The decision to entrust a young leader with the responsibility to rebuild a fractured team isn’t unprecedented. After a disastrous home World Cup in 2003, the South African cricket team handed the captaincy to 22-year-old Graeme Smith. Smith captained the team for 11 years and still holds the records for most international test matches captained and won. Axel Tuanzebe probably doesn’t need lessons in leadership, but he now has an unenviable amount of load on his young, 21-year-old shoulders.

On Monday night, Manchester United host an upbeat Arsenal in the first of an intimidating run of fixtures through October. A good start will go a long way in finally kick-starting the season, and a bad one will start to put the board under the kind of pressure they don’t have the best record at handling.

Arsenal's Gabriel Martinelli, left, celebrates after scoring the opening goal during an English League Cup soccer match between Arsenal and Nottingham Forest, Tuesday, Sept. 24, 2019, at the Emirates Stadium in London. (Steven Paston/PA via AP)

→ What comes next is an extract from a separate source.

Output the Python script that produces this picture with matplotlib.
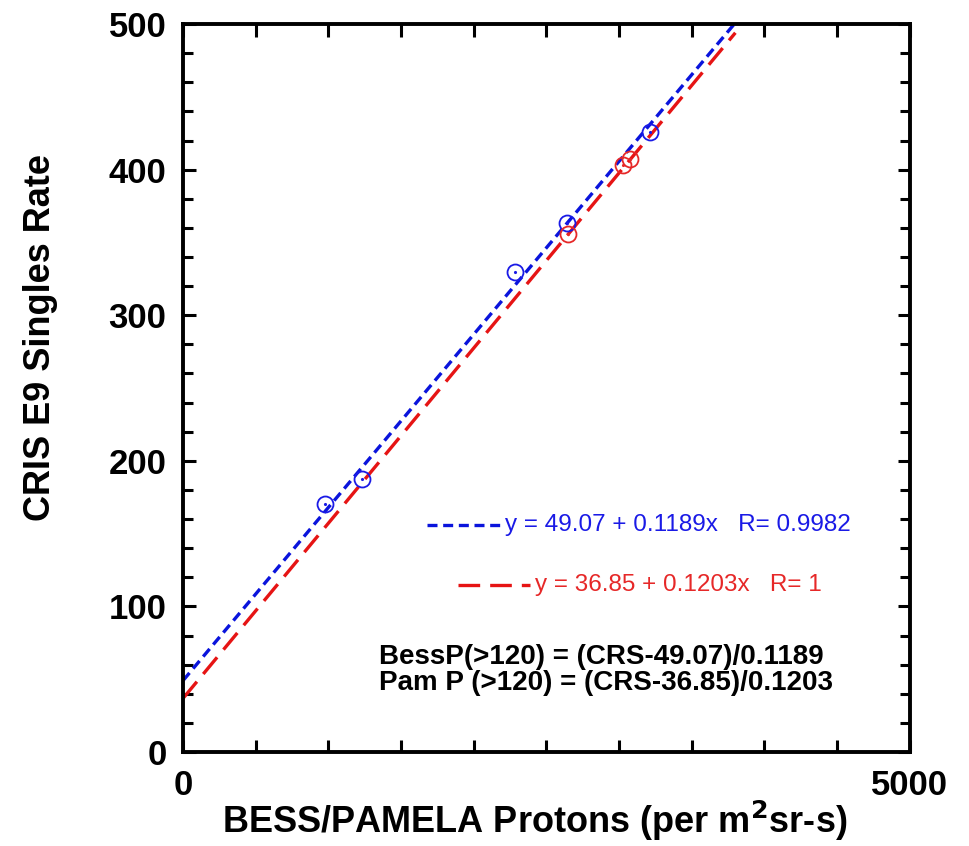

Arsenal will travel to Old Trafford to face their once arch-rivals Manchester United on Monday evening. AP

Arsenal, like United, haven’t had the best start to the season and are already looking a few streets away from the pacesetters in Liverpool and Manchester City. Their recent form is comparatively brighter, with victories against Eintracht Frankfurt, Aston Villa, and Nottingham Forest. Against Aston Villa, down 1-2 and under severe pressure, Arsenal dug deep and eked out a performance that would fill their manager and fans with the hope of a good season hereon.

What was once the flagship rivalry at the top of the Premier League has now become a battle of the also-rans. Both teams are in the process of rebuilding towards a title challenge, and while a victory on Monday is unlikely to change their fortunes in the current season, it will be good validation towards their long term visions.